At about 2:30am, the rustling once again came back. I'd had enough! I wasn't going to stand for this anymore! Because of my successes earlier, i was on a bit of a knightly trip. This time, i thought i'd be a bit more bold. I showed my little light saver, but the varmit was smart enough to be on the other side of the pic-nic table this time. I decided to take fierce meausres. So, i started clapping loud...he still didn't run off....in a desperate measure, i began to violently shake the side of our tent....that's when i saw him.

around the corner he came, dressed this time not in a ski mask, but a full body blackened cover...this was no racoon, it was a skunk!! yikes! BAM, i shut off the flashlight and dove under my cover...as if the thin layer would have saved me from his foul defense. I felt like a hostage. "Please don't shoot me. Please don't shoot me!!" I felt so defenseless. I'm going into combat with nothing and this thing's got a freaking bayonette! truly, one of the most anxiety inducing animals of the night.

by morning, our campsite was a blooded battleground. mrs. baird's lay helpless close to the pit with only a meager crumb oozing from her torn side. In the first night, we had lost ALL of our bread...sadly, the ONLY thing we had forgotten to lock in the car.

Perhaps next time we'll see if they have a bit more respect for 'ole Sara Lee.

They can take our bread, but they couldn't take our tastiest treats. Eric and i speared up some marshmellows and slapped them between some crackers and chocolate. It was heavenly enough to leave us asking, Please, sir, can i have s'more? Why is camp food so exciting?!

In all, it was a fun trip with exciting trails and peaceful views. Eric is a great little camper and is so great about taking care of all the little things. He's a human compass AND a pac-mule...except cuter....and easier to talk to....and he's ok with facing south....

Happy trails to you!

4 Comments:

At 9:18 PM, October 04, 2005, Blogger Courts said...
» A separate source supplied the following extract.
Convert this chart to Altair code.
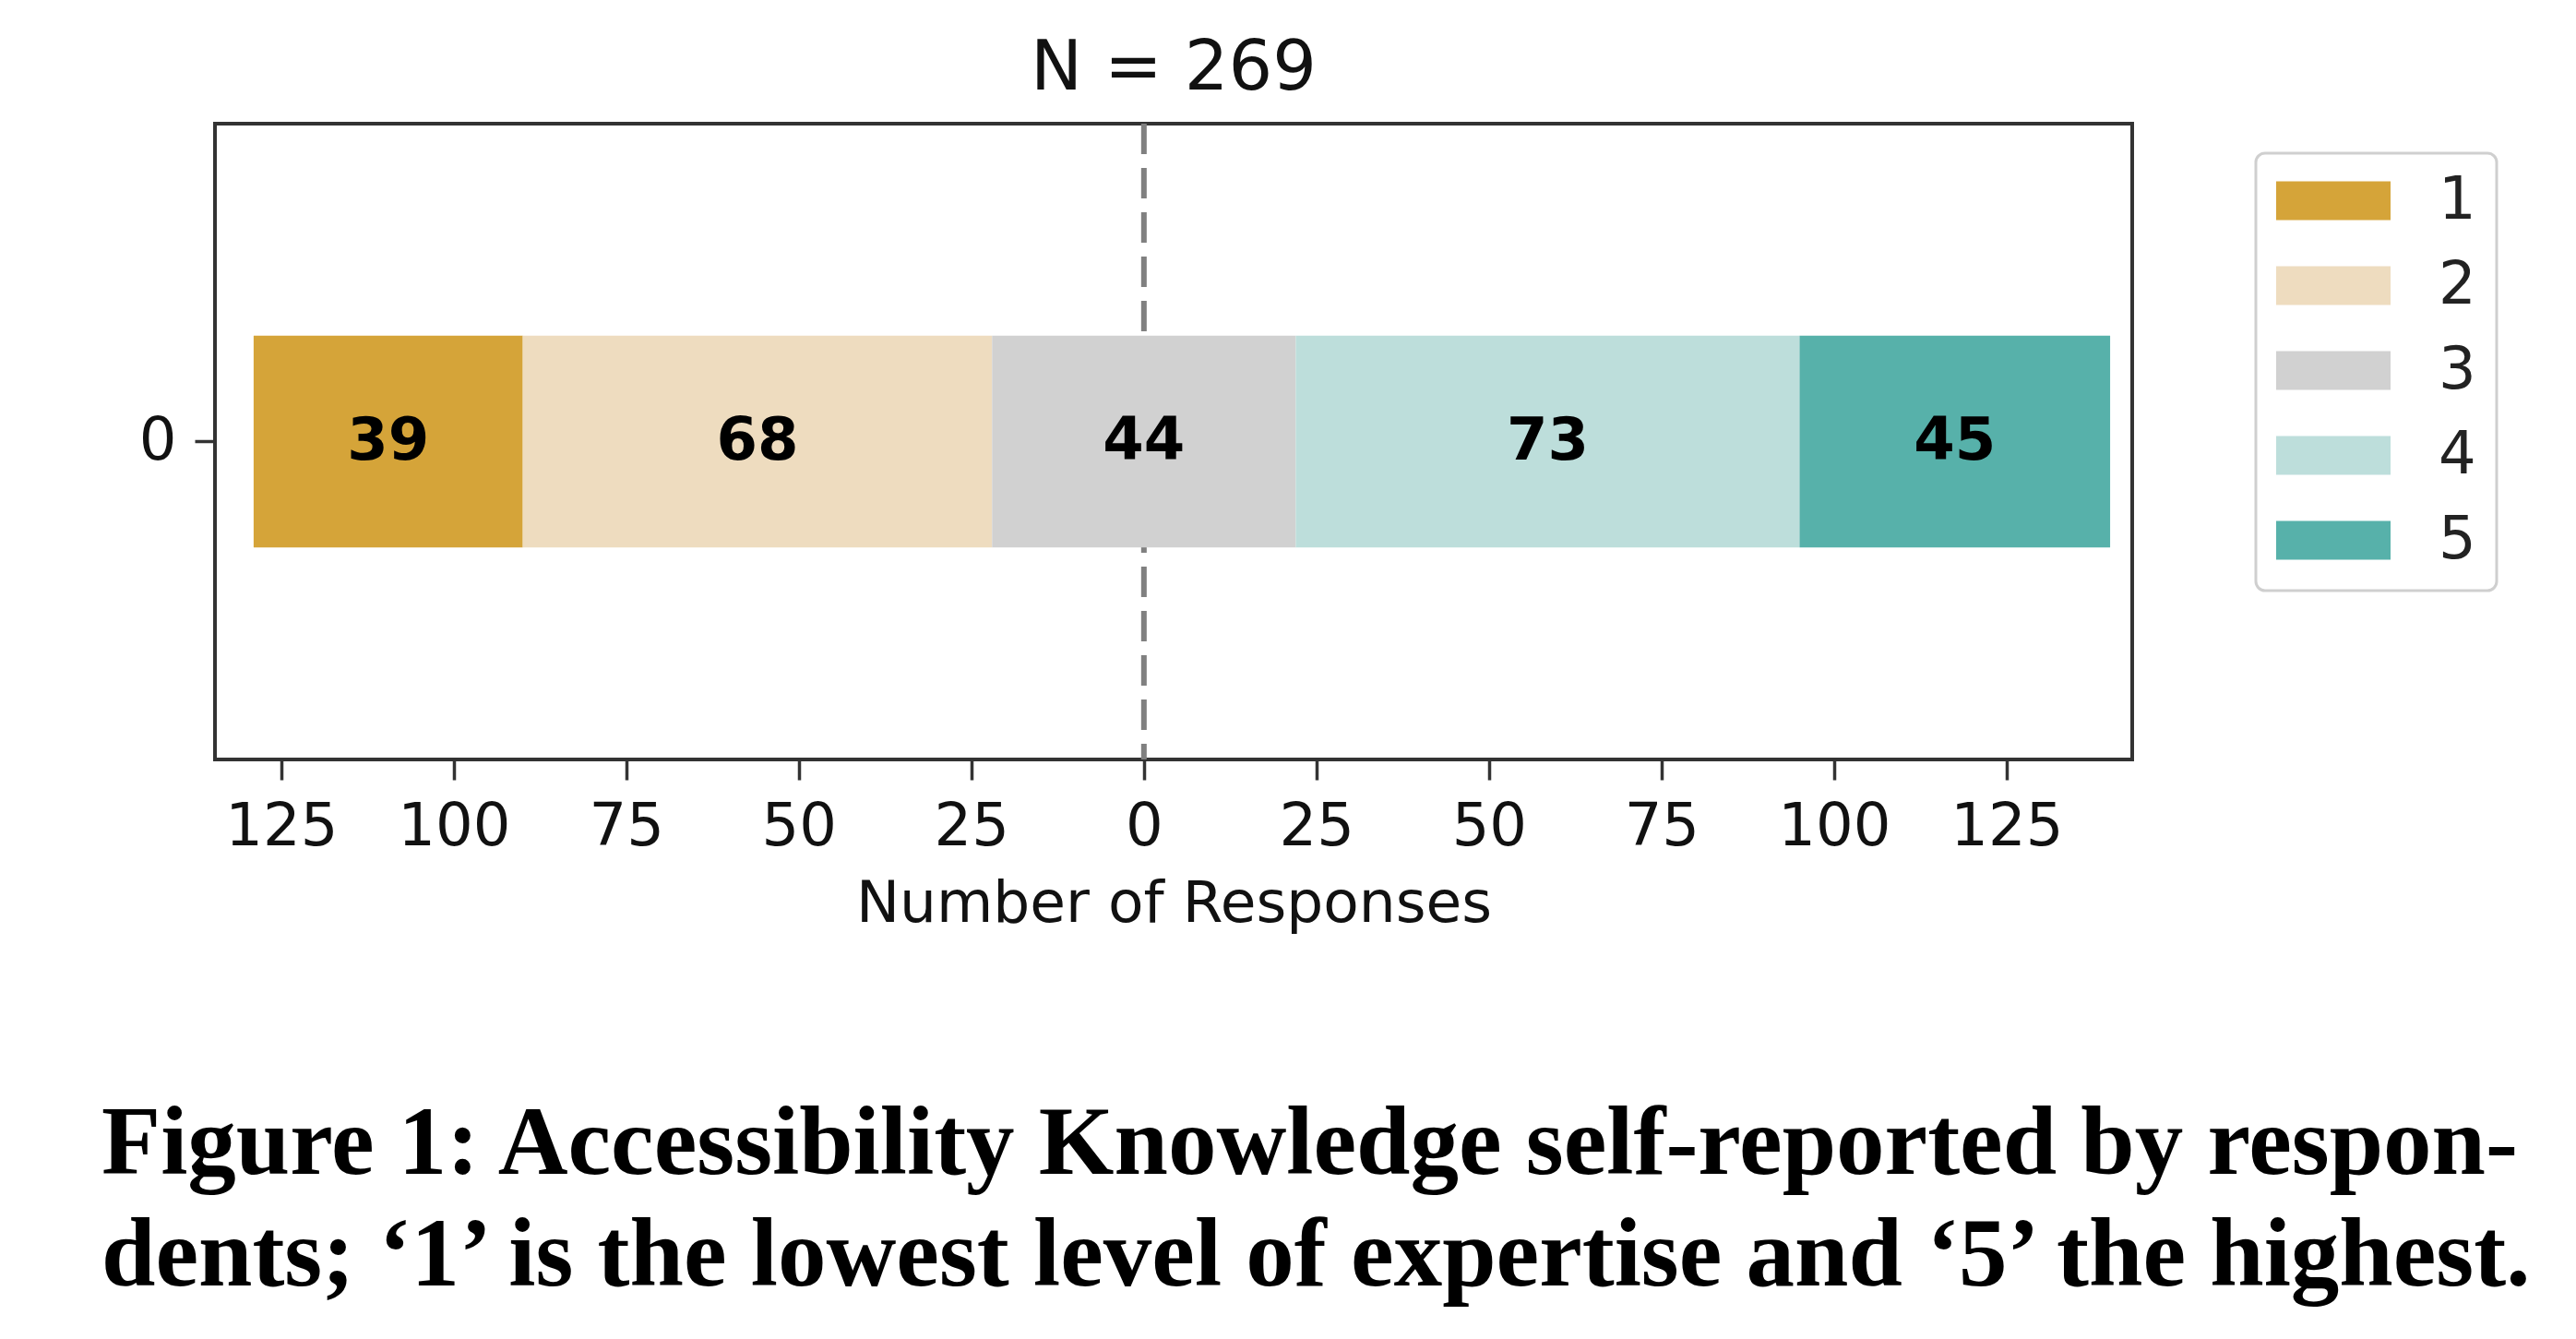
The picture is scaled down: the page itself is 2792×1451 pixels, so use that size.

OMGOODNESS! I laughed so hard my little eyes are filled with tears. I WANNA GO CAMPING! COME CAMPING IN AUSTIN!!! Please! Courtney misses you two!

 
At 8:45 AM, October 05, 2005, Anonymous Tracy O. said...

So, you're lucky your little trip didn't turn into a horrible 'Deliverance' experience (maybe not so graphic, but definitely with the people with the weird teeth....and the banjo), ya know, being in Oklahoma and all. (teehee) Glad to hear you guys are having fun with your free time. I'm SO jealous. Between school and work, we manage to catch an episode of the Simpsons and that's about it. Boooo for growing up.

 
At 9:36 AM, October 05, 2005, Blogger Laura Ann said...

oooohhhhh my goodness that is soooooooooooooo funny!!!!! Sorry you went up against the night creatures of the Great Plains, and their gas won!!! Have you seen or read, "Congo" before? I was in Beaver's Bend camping once and I definitely think these racoons had evolved so that they had tools and weapons and brains enough to circle our tents and scare the beegies out of me!! ooh, but you make me want to go camping so bad! Coleman Stoves forever!!!

 
At 8:30 PM, October 06, 2005, Blogger Pablio said...

Great Post! The camping genes live on! And count your blessings with the critters...at least you didn't have to contend with Armadillos!